Given problem: Restate every line of the material, word for word.

Provided data:
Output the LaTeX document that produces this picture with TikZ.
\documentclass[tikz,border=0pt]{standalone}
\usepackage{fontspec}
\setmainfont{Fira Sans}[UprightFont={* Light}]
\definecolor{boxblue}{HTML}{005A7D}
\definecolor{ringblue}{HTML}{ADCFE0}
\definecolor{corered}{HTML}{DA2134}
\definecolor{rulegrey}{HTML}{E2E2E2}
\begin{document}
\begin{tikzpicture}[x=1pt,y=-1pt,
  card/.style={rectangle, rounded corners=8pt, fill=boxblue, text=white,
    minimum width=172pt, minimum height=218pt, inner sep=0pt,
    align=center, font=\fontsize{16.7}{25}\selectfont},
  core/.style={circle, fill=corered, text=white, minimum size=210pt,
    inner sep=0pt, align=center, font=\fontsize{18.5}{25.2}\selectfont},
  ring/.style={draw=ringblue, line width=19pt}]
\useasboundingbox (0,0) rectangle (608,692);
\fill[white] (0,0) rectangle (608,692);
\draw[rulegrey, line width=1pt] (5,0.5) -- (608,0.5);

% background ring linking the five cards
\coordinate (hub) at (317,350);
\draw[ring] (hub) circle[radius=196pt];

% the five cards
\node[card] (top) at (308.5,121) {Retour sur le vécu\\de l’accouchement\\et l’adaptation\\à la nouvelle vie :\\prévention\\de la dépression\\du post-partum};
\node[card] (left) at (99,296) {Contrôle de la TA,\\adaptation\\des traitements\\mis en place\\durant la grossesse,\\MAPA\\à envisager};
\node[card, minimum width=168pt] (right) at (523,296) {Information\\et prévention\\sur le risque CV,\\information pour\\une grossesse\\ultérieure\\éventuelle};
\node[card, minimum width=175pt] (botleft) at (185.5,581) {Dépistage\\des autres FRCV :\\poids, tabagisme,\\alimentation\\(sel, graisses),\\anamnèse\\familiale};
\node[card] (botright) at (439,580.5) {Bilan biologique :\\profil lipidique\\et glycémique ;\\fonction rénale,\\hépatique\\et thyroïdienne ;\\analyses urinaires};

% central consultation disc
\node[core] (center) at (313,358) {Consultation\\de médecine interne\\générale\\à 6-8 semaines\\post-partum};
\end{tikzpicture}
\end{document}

Written solution:
Output the LaTeX document that produces this picture with TikZ.
\documentclass[tikz,border=0pt]{standalone}
\usepackage{fontspec}
\setmainfont{Fira Sans}[UprightFont={* Light}]
\definecolor{boxblue}{HTML}{005A7D}
\definecolor{ringblue}{HTML}{ADCFE0}
\definecolor{corered}{HTML}{DA2134}
\definecolor{rulegrey}{HTML}{E2E2E2}
\begin{document}
\begin{tikzpicture}[x=1pt,y=-1pt,
  card/.style={rectangle, rounded corners=8pt, fill=boxblue, text=white,
    minimum width=172pt, minimum height=218pt, inner sep=0pt,
    align=center, font=\fontsize{16.7}{25}\selectfont},
  core/.style={circle, fill=corered, text=white, minimum size=210pt,
    inner sep=0pt, align=center, font=\fontsize{18.5}{25.2}\selectfont},
  ring/.style={draw=ringblue, line width=19pt}]
\useasboundingbox (0,0) rectangle (608,692);
\fill[white] (0,0) rectangle (608,692);
\draw[rulegrey, line width=1pt] (5,0.5) -- (608,0.5);

% background ring linking the five cards
\coordinate (hub) at (317,350);
\draw[ring] (hub) circle[radius=196pt];

% the five cards
\node[card] (top) at (308.5,121) {Retour sur le vécu\\de l’accouchement\\et l’adaptation\\à la nouvelle vie :\\prévention\\de la dépression\\du post-partum};
\node[card] (left) at (99,296) {Contrôle de la TA,\\adaptation\\des traitements\\mis en place\\durant la grossesse,\\MAPA\\à envisager};
\node[card, minimum width=168pt] (right) at (523,296) {Information\\et prévention\\sur le risque CV,\\information pour\\une grossesse\\ultérieure\\éventuelle};
\node[card, minimum width=175pt] (botleft) at (185.5,581) {Dépistage\\des autres FRCV :\\poids, tabagisme,\\alimentation\\(sel, graisses),\\anamnèse\\familiale};
\node[card] (botright) at (439,580.5) {Bilan biologique :\\profil lipidique\\et glycémique ;\\fonction rénale,\\hépatique\\et thyroïdienne ;\\analyses urinaires};

% central consultation disc
\node[core] (center) at (313,358) {Consultation\\de médecine interne\\générale\\à 6-8 semaines\\post-partum};
\end{tikzpicture}
\end{document}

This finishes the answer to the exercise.